Amerykański stan Kolorado w ostatnich dniach nawiedziła potężna śnieżyca. W Denver takich opadów śniegu w listopadzie nie widziano od kilku dekad. Z powodu gwałtownej pogody wielu kierowców utknęło w zaspach na autostradach, były też przerwy w dostawie prądu.
Przez kilka dni w stanie Kolorado padał śnieg. Jak informują lokalne media, była to największa wielodniowa listopadowa burza śnieżna, jaką Denver widziało od 30 lat. Od wtorku na międzynarodowym lotnisku w tym mieście do soboty spadło blisko 50 centymetrów śniegu. Największa listopadowa burza śnieżna miała miejsce w 1946 roku, kiedy to spadło 77 cm śniegu.

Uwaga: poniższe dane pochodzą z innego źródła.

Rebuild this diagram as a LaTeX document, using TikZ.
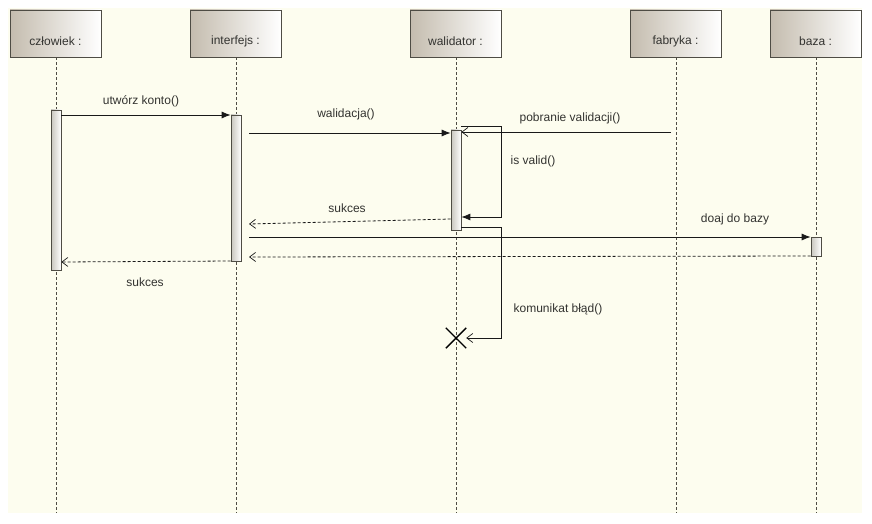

Śnieżyca doprowadziła do sporych utrudnień na stanowych drogach. Główne odcinki autostrad numer 70 i numer 25 zostały zamknięte z powodu złych warunków atmosferycznych. Gubernator Jared Polis ogłosił stan klęski żywiołowej.
Stanowe Biuro Zarządzania Kryzysowego podało, że służby wyruszały w sumie 22 razy, by pomóc uwięzionym w śniegu kierowcom w rejonie Równin Wschodnich. Nie było osób rannych, ale niektóre pojazdy utknęły na obszarach, w których występowały głębokie zaspy. Ludziom wyczerpywały się baterie w telefonach komórkowych, kończyły się zapasy wody. W akcję zaangażowano też członków Gwardii Narodowej.
- To było kilka ciężkich dni - relacjonował Clint Rushing w rozmowie z CBS News kapitan patrolu stanu Kolorado.
Zerwane dachy, brak prądu
W części Denver wiatr zerwał dachy, na ziemi leżały też połamane gałęzie. Bez prądu w sobotę rano pozostawało prawie 18 tysięcy odbiorców. Naprawianie usterek ma potrwać do niedzielnego wieczora - podał lokalny dostawca usług energetycznych, cytowany przez portal Denver7.
Według prognoz, w sobotę dla tego regionu Stanów Zjednoczonych były prognozowane opady deszczu ze śniegiem. Niedziela ma być w większości słoneczna i sucha. Temperatura ma sięgać od 4 do 10 stopni Celsjusza.